What separates job seeker messages that get replies from those that don't is usually specificity. "I'd love to learn more about your company" is generic. "I've been following your series on operational resilience and noticed you're building the infrastructure team -- I'd love 20 minutes to hear about what you're looking for" is specific.
Sales Outreach: The Line Between Useful and Intrusive
Sales professionals use LinkedIn extensively, and recipients know it. The context creates immediate skepticism that you need to overcome before your message gets read charitably. Most sales LinkedIn messages fail because they don't acknowledge this dynamic.
A LinkedIn sales message that works doesn't pretend to be something other than a sales message. It's transparent about the purpose, but it leads with something genuinely useful to the recipient -- an insight, a piece of information, a specific observation about their business -- before making the ask.
The ask itself should be small. A request for a 30-minute demo from a stranger is a large ask that most people will decline.
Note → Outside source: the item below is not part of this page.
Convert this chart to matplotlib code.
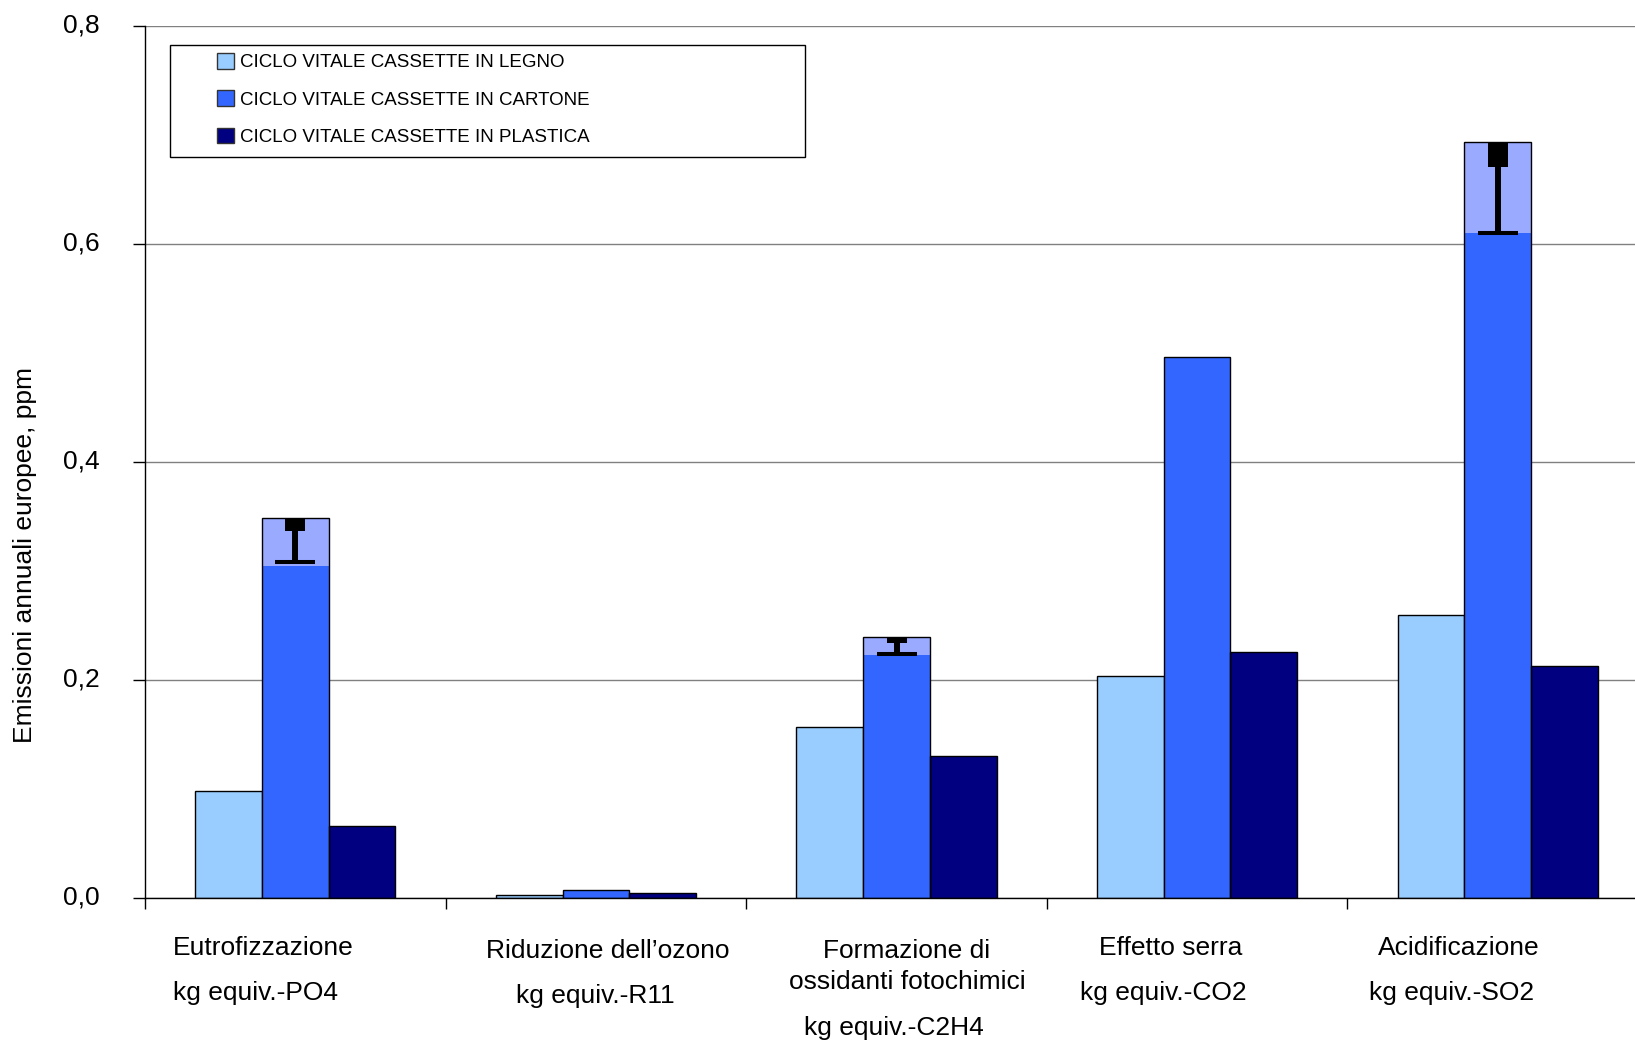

A request to share a one-page summary, or a single targeted question about a pain point they've publicly mentioned, is a small ask that many people will engage with.
How FixMyText.AI Works on LinkedIn
FixMyText.AI integrates directly into LinkedIn's message and comment fields. When you're composing a connection request note, an InMail, a DM, or a comment, the extension is available to run a rewrite before you send.
For LinkedIn specifically, the most impactful improvements FixMyText.AI makes are typically: cutting unnecessary length, removing self-referential language, sharpening the ask, and ensuring the opening line is relevant to the recipient rather than to the sender.
The workflow is particularly useful for messages you've already drafted. You write in the natural flow of your thought, then run a rewrite before sending. The rewrite cleans up what you wrote without replacing your voice or removing specific details that matter.
What Not to Rewrite on LinkedIn
Not every LinkedIn interaction benefits from a rewrite. Liking a post, reacting to an update, sending a quick congratulations to a connection on a new role -- none of these require a careful drafting pass.
Comments that are purely social -- "Congrats!" or "Well deserved!" on a connection's milestone -- are fine as they are. The rewrite is valuable when you're trying to start a new relationship, make an ask of a stranger, or respond to a professional opportunity where the quality of your message affects the outcome.
The category where LinkedIn messages matter most: any first contact with someone you want something from, any message where your professional reputation is on the line, and any message that will be seen by people beyond the direct recipient.
- Post reactions and likes
- Brief congratulations on a connection's milestone
- Quick replies to warm contacts with whom you already have a relationship
- Auto-responses to connection requests you're accepting without a note
Building Your Professional Brand One Message at a Time
Over time, the aggregate quality of your LinkedIn communication shapes your professional reputation. Recruiters, partners, hiring managers, and peers form impressions based on how you write as much as what you write about.
Every well-crafted connection note, InMail, or reply to a recruiter is a data point that says something about your professionalism, your clarity of thought, and your ability to communicate. Every careless message is a missed opportunity.
FixMyText.AI on LinkedIn is not about replacing your voice. It's about ensuring that what you mean to communicate is what actually comes across, every time, in the high-stakes professional context that LinkedIn represents.